The private mortgage insurance industry was leveled by the housing crash, but those that didn't go under are finally digging their way out, reaching profitability for the first time in six years, while new entries are making a strong start. Private mortgage insurance is required for borrowers taking out low down-payment loans.

(Read more: Mortgage rate spike finally hits housing market)

The comeback is being fueled by lower mortgage delinquencies and growing business, especially as the Federal Housing Administration begins to pull back. The FHA, which during the housing boom backed just 3 percent of new loans, took on 80 percent of the market during the crash, leaving private insurers with little new business. Now the FHA has raised its premiums, making a concerted effort to bring private capital back into the market.

There are now six private mortgage insurers, which together wrote nearly $49 billion in new business in the second quarter, up 27 percent from the first quarter, according to data from Inside Mortgage Finance.

Of the publicly traded insurers, MGIC, Genworth and United Guaranty (part of AIG), reported positive income, with Radian still trying to break out of negative territory. Privately held Essent Guaranty, a newbie, is coming on strong, with $10 billion in new business through the first half, versus $3.6 billion in the year-earlier period, according to IMF.

"Delinquencies are down, and the companies have recapitalized," said Bose George, an analyst at Keefe Bruyette & Woods. "At the same time, FHA is reducing its role in the market, so this has given them significant growth opportunities. ... The companies have reversed their position and are starting to show modest profitability."

(Read more: Mortgage delinquencies take a sharp turn up)

The private insurers have also benefited from the government housing bailout—the refinance program for underwater borrowers as well as the Home Affordable Modification Program. Both help borrowers make their monthly payments and stay current on their loans, although HAMP has come under fire recently as a report from the Troubled Asset Relief Program's inspector general found the program had a high re-default rate.

"But without those programs it would have been a lot worse. Most of these borrowers would have been delinquent and would have foreclosed, and been a payment for the mortgage insurers," George said.

(Read more: What you need to know if Fannie and Freddie go)

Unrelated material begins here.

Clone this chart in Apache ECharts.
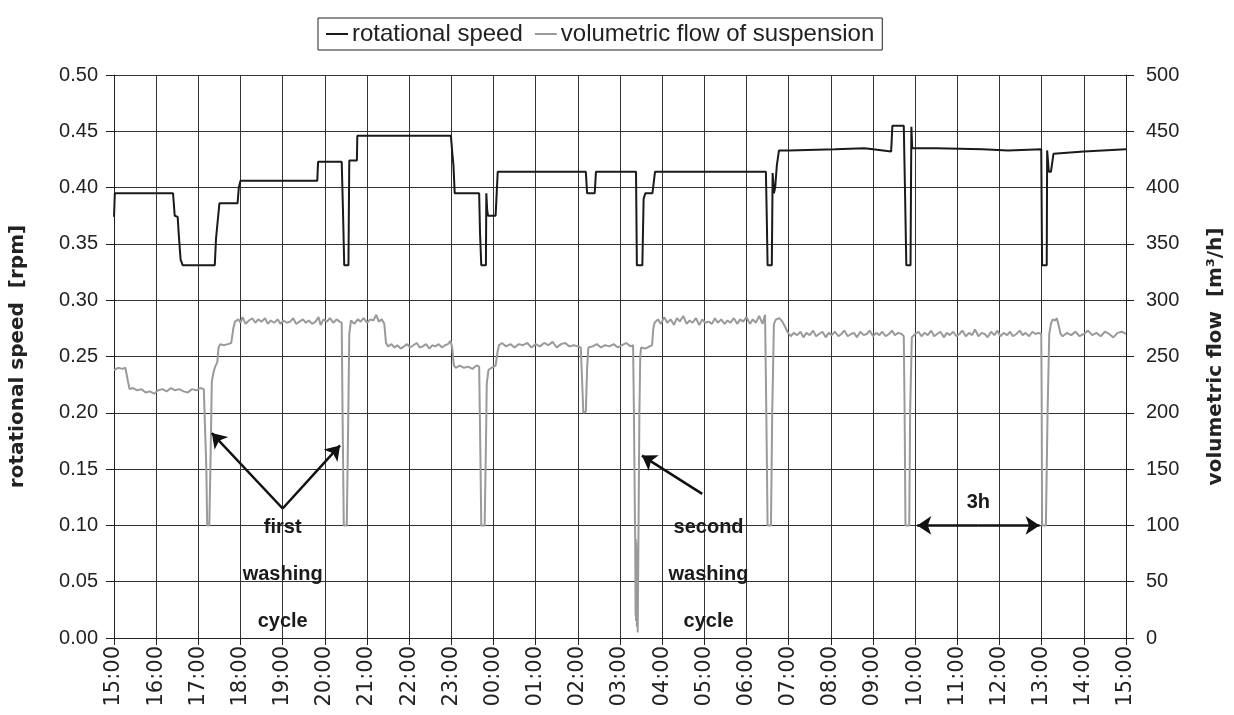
<!DOCTYPE html>
<html><head><meta charset="utf-8">
<script src="https://cdn.jsdelivr.net/npm/echarts@6/dist/echarts.min.js"></script>
<style>html,body{margin:0;padding:0;background:#fff}#c{width:1234px;height:715px}</style>
</head><body><div id="c"></div>
<script>
// time ticks (hours after 15:00)
const timeLabels = ['15:00','16:00','17:00','18:00','19:00','20:00','21:00','22:00','23:00','00:00','01:00','02:00','03:00','04:00','05:00','06:00','07:00','08:00','09:00','10:00','11:00','12:00','13:00','14:00','15:00'];
const seriesNames = ['rotational speed', 'volumetric flow of suspension'];

// rotational speed [rpm] : hours after 15:00 and values
const speedHours = [0,0.02,1.40,1.44,1.51,1.54,1.58,1.63,2.39,2.42,2.50,2.93,2.96,3.0,4.82,4.84,5.40,5.43,5.46,5.56,5.57,5.58,5.76,5.77,7.99,8.02,8.05,8.08,8.66,8.68,8.71,8.82,8.83,8.85,8.87,9.05,9.10,11.19,11.22,11.40,11.43,12.38,12.40,12.53,12.56,12.60,12.77,12.83,15.46,15.48,15.50,15.60,15.62,15.65,15.68,15.72,15.77,16.0,17.1,17.8,18.0,18.43,18.46,18.73,18.76,18.79,18.89,18.90,18.91,18.93,19.5,20.6,21.2,21.99,22.01,22.12,22.13,22.17,22.22,22.28,23.0,24.0];
const speedValues = [0.374,0.395,0.395,0.375,0.374,0.356,0.336,0.331,0.331,0.355,0.386,0.386,0.400,0.406,0.406,0.423,0.423,0.380,0.331,0.331,0.380,0.424,0.424,0.446,0.446,0.432,0.420,0.395,0.395,0.360,0.331,0.331,0.395,0.380,0.375,0.375,0.414,0.414,0.395,0.395,0.414,0.414,0.331,0.331,0.390,0.395,0.395,0.414,0.414,0.375,0.331,0.331,0.413,0.395,0.400,0.420,0.433,0.433,0.434,0.435,0.434,0.432,0.455,0.455,0.395,0.331,0.331,0.395,0.454,0.435,0.435,0.434,0.433,0.434,0.331,0.331,0.433,0.414,0.414,0.430,0.432,0.434];

// volumetric flow [m3/h]
const flowHours = [0,0.1,0.2,0.27,0.33,0.37,0.45,0.55,0.65,0.75,0.85,0.95,1.05,1.15,1.25,1.35,1.45,1.55,1.65,1.75,1.85,1.95,2.05,2.13,2.17,
2.19,2.21,2.26,2.29,2.32,2.36,2.40,2.45,2.48,2.52,2.6,2.7,2.78,2.83,2.87,
2.95,3.0,3.05,3.12,3.2,3.28,3.35,3.42,3.5,3.58,3.65,3.72,3.8,3.88,3.95,4.02,4.1,4.18,4.25,4.32,4.4,4.48,4.55,4.62,4.7,4.78,4.85,4.9,4.97,5.05,5.12,5.2,5.28,5.35,5.40,
5.42,5.45,5.52,5.55,5.58,5.62,5.7,5.78,5.85,5.92,6.0,6.08,6.15,6.22,6.28,6.35,6.41,6.45,6.5,
6.58,6.65,6.72,6.8,6.88,6.95,7.02,7.1,7.18,7.25,7.32,7.4,7.48,7.55,7.62,7.7,7.78,7.85,7.92,7.98,8.02,8.06,8.1,
8.2,8.3,8.4,8.5,8.6,8.66,8.69,8.71,8.79,8.82,8.84,8.88,8.95,9.05,9.1,9.13,
9.2,9.3,9.4,9.5,9.6,9.7,9.8,9.9,10.0,10.1,10.2,10.3,10.4,10.5,10.6,10.7,10.8,10.9,11.0,11.07,
11.1,11.13,11.19,11.22,11.25,11.35,11.45,11.55,11.65,11.75,11.85,11.95,12.05,12.15,12.25,12.31,
12.33,12.35,12.36,12.37,12.375,12.38,12.385,12.39,12.395,12.40,12.41,12.42,12.44,12.46,12.48,12.5,
12.6,12.7,12.76,12.79,12.82,
12.9,12.97,13.05,13.12,13.2,13.28,13.35,13.42,13.5,13.58,13.65,13.72,13.8,13.88,13.95,14.02,14.1,14.18,14.25,14.32,14.4,14.48,14.55,14.62,14.7,14.78,14.85,14.92,15.0,15.08,15.15,15.22,15.3,15.38,15.44,
15.47,15.5,15.58,15.61,15.65,15.7,15.78,15.85,15.92,15.97,
16.05,16.12,16.2,16.28,16.35,16.42,16.5,16.58,16.65,16.72,16.8,16.88,16.95,17.02,17.1,17.18,17.25,17.32,17.4,17.48,17.55,17.62,17.7,17.78,17.85,17.92,18.0,18.08,18.15,18.22,18.3,18.38,18.45,18.52,18.6,18.68,18.73,
18.75,18.77,18.86,18.88,18.92,
19.0,19.08,19.15,19.22,19.3,19.38,19.45,19.52,19.6,19.68,19.75,19.82,19.9,19.98,20.05,20.12,20.2,20.28,20.35,20.42,20.5,20.58,20.65,20.72,20.8,20.88,20.95,21.02,21.1,21.18,21.25,21.32,21.4,21.48,21.55,21.62,21.7,21.78,21.85,21.92,21.99,
22.0,22.01,22.1,22.14,22.18,22.22,22.26,22.32,22.36,22.4,22.45,
22.5,22.6,22.7,22.8,22.9,23.0,23.1,23.2,23.3,23.4,23.5,23.6,23.7,23.8,23.9,24.0];
const flowValues = [238,240,239,240,228,221,222,220,221,218,219,217,220,221,219,222,220,221,219,218,221,220,222,221,220,
150,100,100,160,228,236,241,245,258,261,260,261,262,275,281,
283,280,285,279,282,284,280,283,281,284,279,282,280,283,279,282,280,281,284,279,281,283,280,282,279,281,285,278,283,281,284,280,283,281,280,
200,100,100,180,270,282,279,283,281,284,280,283,282,287,281,283,279,262,259,
261,258,260,257,259,261,258,260,262,258,259,261,257,260,259,261,258,260,261,264,258,242,240,
242,240,241,239,242,241,160,100,100,170,226,238,240,242,255,260,
262,259,261,258,261,260,262,258,261,259,262,260,263,258,261,262,259,260,259,258,
230,200,201,240,258,259,261,258,260,259,261,258,260,262,259,260,
200,120,90,20,88,15,85,25,80,10,60,5,100,200,250,258,
257,259,260,275,280,
283,279,285,280,283,278,284,281,286,279,282,280,284,278,283,280,281,279,284,280,283,279,282,280,284,279,283,281,285,279,283,280,286,279,287,
200,100,100,200,279,283,284,281,276,272,
268,271,269,272,267,271,269,273,268,270,272,267,271,269,272,268,270,273,268,270,271,267,272,269,270,273,268,271,269,272,268,270,273,269,271,270,268,
200,100,100,200,267,
270,272,268,271,269,273,268,270,272,267,271,269,272,268,270,273,268,271,269,274,268,271,270,267,272,269,273,268,271,269,272,268,270,273,269,271,268,272,270,271,270,
215,100,100,200,270,279,283,282,284,278,270,
268,271,269,272,268,270,273,269,271,268,272,270,267,271,272,270];

// annotations (hours, rpm)
const annotationTexts = ['first\nwashing\ncycle', 'second\nwashing\ncycle', '3h'];
const annotationHours = [4.0, 14.1, 20.5];
const annotationValues = [0.056, 0.056, 0.120];
const arrowFrom = [[4.0, 0.115], [4.0, 0.115], [13.95, 0.128], [20.5, 0.100], [20.5, 0.100]];
const arrowTo   = [[2.32, 0.182], [5.36, 0.171], [12.52, 0.162], [19.05, 0.100], [21.95, 0.100]];

const speedData = speedHours.map((h, i) => [h, speedValues[i]]);
const flowData = flowHours.map((h, i) => [h, flowValues[i]]);
const arrowData = arrowFrom.map((f, i) => ({coords: [f, arrowTo[i]]}));
const annData = annotationHours.map((h, i) => ({value: [h, annotationValues[i]], label: {formatter: annotationTexts[i]}}));

const FONT = 'Liberation Sans';
const VFONT = 'DejaVu Sans';
const chart = echarts.init(document.getElementById('c'), null, {renderer: 'canvas'});
chart.setOption({
  animation: false,
  backgroundColor: '#fff',
  textStyle: {fontFamily: FONT},
  legend: {
    data: seriesNames,
    left: 318, top: 18,
    icon: 'rect',
    borderColor: '#222', borderWidth: 1, borderRadius: 0,
    padding: [4, 8, 4, 8],
    itemWidth: 22, itemHeight: 2, itemGap: 12,
    textStyle: {fontFamily: FONT, fontSize: 24, color: '#222', padding: [0, 0, 0, -1]}
  },
  grid: {left: 107, right: 98, top: 75, bottom: 77},
  xAxis: {
    type: 'value', min: 0, max: 24, interval: 1,
    axisLine: {show: true, lineStyle: {color: '#222', width: 1}},
    axisTick: {show: true, length: 7, lineStyle: {color: '#222'}},
    axisLabel: {rotate: 90, margin: 8, fontSize: 21, color: '#222', fontFamily: VFONT,
      formatter: v => timeLabels[Math.round(v)]},
    splitLine: {show: true, lineStyle: {color: '#333', width: 1}}
  },
  yAxis: [{
    type: 'value', min: 0, max: 0.5, interval: 0.05,
    name: 'rotational speed  [rpm]', nameLocation: 'middle', nameGap: 86, nameRotate: 90,
    nameTextStyle: {fontSize: 20, fontWeight: 'bold', color: '#222', fontFamily: VFONT},
    axisLine: {show: true, lineStyle: {color: '#222'}},
    axisTick: {show: true, length: 8, lineStyle: {color: '#222'}},
    axisLabel: {fontSize: 20, color: '#222', margin: 16, fontFamily: FONT, formatter: v => v.toFixed(2)},
    splitLine: {show: true, lineStyle: {color: '#333', width: 1}}
  }, {
    type: 'value', min: 0, max: 500, interval: 50, position: 'right',
    name: 'volumetric flow  [m³/h]', nameLocation: 'middle', nameGap: 80, nameRotate: 90,
    nameTextStyle: {fontSize: 20, fontWeight: 'bold', color: '#222', fontFamily: VFONT},
    axisLine: {show: true, lineStyle: {color: '#222'}},
    axisTick: {show: true, length: 8, lineStyle: {color: '#222'}},
    axisLabel: {fontSize: 20, color: '#222', margin: 20, fontFamily: FONT},
    splitLine: {show: false}
  }],
  series: [{
    name: seriesNames[0], type: 'line', yAxisIndex: 0, data: speedData,
    symbol: 'none', lineStyle: {color: '#1a1a1a', width: 2}, itemStyle: {color: '#1a1a1a'}, z: 4
  }, {
    name: seriesNames[1], type: 'line', yAxisIndex: 1, data: flowData,
    symbol: 'none', lineStyle: {color: '#9a9a9a', width: 2}, itemStyle: {color: '#9a9a9a'}, z: 3
  }, {
    type: 'lines', coordinateSystem: 'cartesian2d', xAxisIndex: 0, yAxisIndex: 0,
    data: arrowData, symbol: ['none', 'arrow'], symbolSize: 14,
    lineStyle: {color: '#111', width: 2.5, opacity: 1}, z: 6, silent: true
  }, {
    type: 'scatter', xAxisIndex: 0, yAxisIndex: 0, data: annData, symbolSize: 0,
    itemStyle: {opacity: 1},
    label: {show: true, position: 'inside', fontSize: 20, fontWeight: 'bold', color: '#1a1a1a', opacity: 1,
      lineHeight: 47, align: 'center', verticalAlign: 'middle', fontFamily: FONT},
    z: 7, silent: true
  }]
});
</script></body></html>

The private insurers also could benefit in the future as Congress prepares to wind down mortgage giants Fannie Mae and Freddie Mac. New proposals include risk-sharing on mortgage-backed securities, which could add to the insurers' traditional role of backing individual mortgages.

Just last month Fannie Mae took out insurance on a pool of about $5 billion of loans from National Mortgage Insurance Corp. Recent entrant NMI Holdings began writing polices in April.